What Language Actually Looks Like When It Survives Corporate Review

When 'good' writing depends on multiple approvals, how can you equip your language to run the gauntlet of internal scrutiny?

By the time most corporate comms teams reach out to us for help, they’re not looking for prettier sentences. What they actually want is fewer headaches, specifically: fewer rounds of comments, fewer last-minute rewrites before the board meeting, and fewer moments where the head of legal reads something and goes quiet for slightly too long.

What these clients are really dealing with is uncertainty, and in our experience that tends not to come from unreliable data, but from language that hasn’t nailed down what it’s actually supposed to be saying.

 

What makes language review-proof?

We’re not talking about tone of voice or brand guidelines, we’re talking about building sentences that can withstand the gauntlet they’re about to face.

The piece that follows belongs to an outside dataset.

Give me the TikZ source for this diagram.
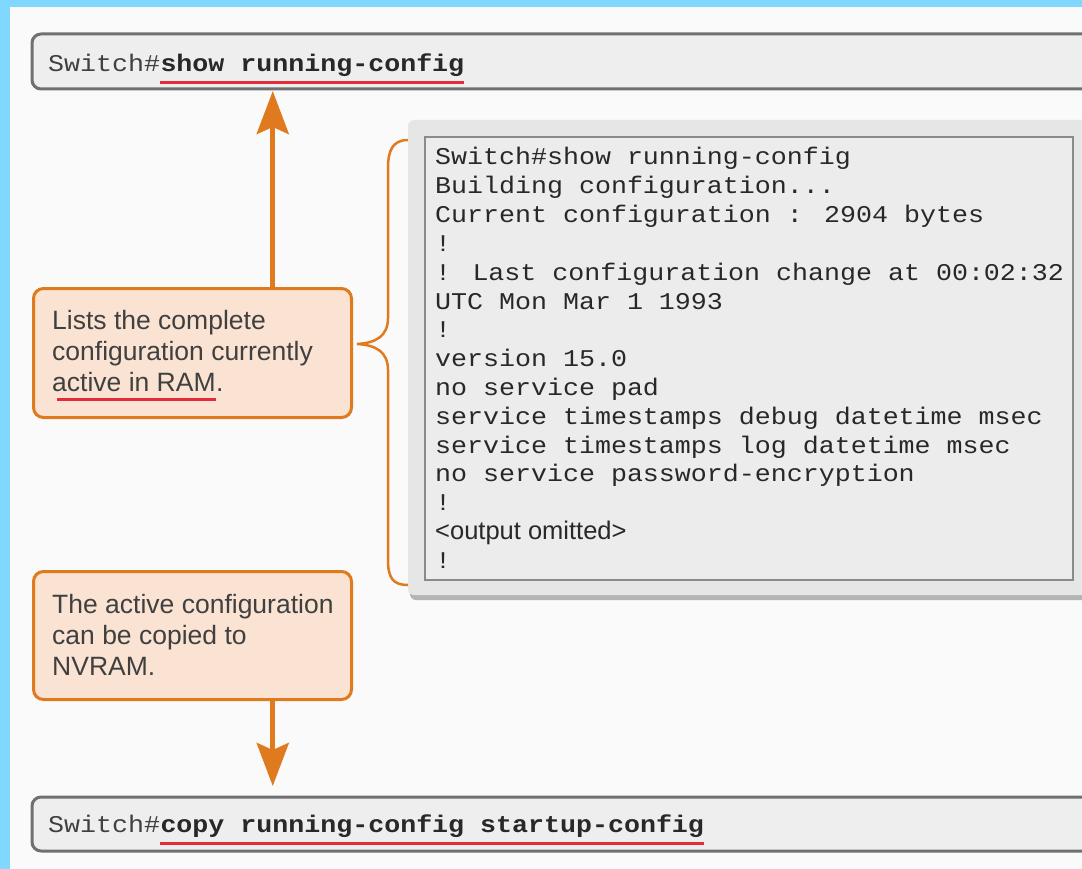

Corporate communications doesn’t move through friendly territory. Your message crosses departments, reporting lines, people with completely different ideas about acceptable risk. What sounds appropriately measured to your head of comms might sound dangerously vague to your CFO. A line meant to reassure investors can raise red flags with Legal if it’s open to interpretation.

The language that works is the language that shuts down those interpretive gaps early. You can’t anticipate every objection, but you can eliminate the most predictable sources of doubt.

We’ve watched how this plays out in approval processes. Instead of collecting anxious suggestions, the language collects sign-offs and instead of getting rewritten for safety, it gets accepted as already safe. People still comment, but generally they’re checking alignment, not flagging risk.

 

 

What changes when language can stand on its own?

Teams working with really solid language notice something they don’t always mention at first: they spend less time defending their word choices. They’re not constantly explaining what they meant, as the language does that work itself.

This doesn’t happen by accident, but rather because someone thought through how the message could be challenged, quoted, or weaponised. Then they decided what weight the language could reasonably carry and what it couldn’t.

That’s the difference between writing that reads well and writing that stands up.

 

The three golden rules of writing review-proof language

1. Prioritise precision and clarity over persuasion. There’s a misconception that powerful corporate communications needs to be bold, whereas effective language often sounds quieter. That’s because what it actually needs is precision.  Precise language knows exactly what it’s committing to and what it’s not. It doesn’t over-emphasise because emphasis attracts challenge. Rather, it chooses clarity over persuasion because clarity is defensible. It shuts down predictable sources of doubt, such as ambiguity or over-compressed meaning, which cause stakeholders to hesitate or rewrite.

  • Bad Example: ‘We are leveraging our unique position to deliver an unrivaled competitive advantage to our customers.’ (Sounds punchy, but is vague, attracts challenge due to emphasis, and is hard to defend.)
  • Good Example ‘By the end of Q4, we will integrate the new logistics platform to reduce shipment processing time by an average of 18 hours.’ (Precise, quantifiable, and easily defensible.)

 

2. Think ahead. Good writing sounds right when you first read it, but language built to withstand scrutiny must still be defensible a year later when it’s quoted out of context, or someone pulls it up in a crisis meeting that you’re not in. 

 

  • Bad Example: ‘Our new product is guaranteed to pass regulatory compliance.’ (A statement that may sound good now but creates unmanageable legal and reputational exposure if stress-tested later or quoted out of context.)
  • Good Example: ‘The product meets all current regulatory compliance standards and has been field-tested to perform reliably under conditions X, Y, and Z.’ (Defensible, sets clear boundaries, and can be supported by evidence even months later.)

 

3. Avoid unstated or assumed context: The language you used must be self-contained and not rely on internal jargon, unexplained acronyms, or project-specific knowledge that might be clear to the immediate team but vague or meaningless to cross-departmental reviewers, like Legal or Finance.

 

  • Bad Example: ‘Following the ‘Project Nexus’ methodology, we will sunset all legacy platforms by EOY.’ (Assumes the reviewer knows the internal project name ‘Project Nexus’ and the acronym ‘EOY,’ leading to confusion and delayed sign-off.)
  • Good Example: ‘We will decommission all platforms running on the 2018 infrastructure model by the end of the year (December 31) to comply with new security mandates.’ (Defines the commitment and timeline without relying on internal project names or ambiguous acronyms.)

 

Why this matters beyond the approval chain

For corporate affairs teams, language isn’t just representing the organisation – it’s standing in for the organisation in rooms you’ll never be in, in contexts you can’t control. That’s why fragile language is so expensive: it might not fail immediately, but it creates exposure that compounds over time.

The language that works isn’t necessarily the most elegant or the most creative. It’s the language that won’t leave you exposed when it faces the inevitable stress-tests.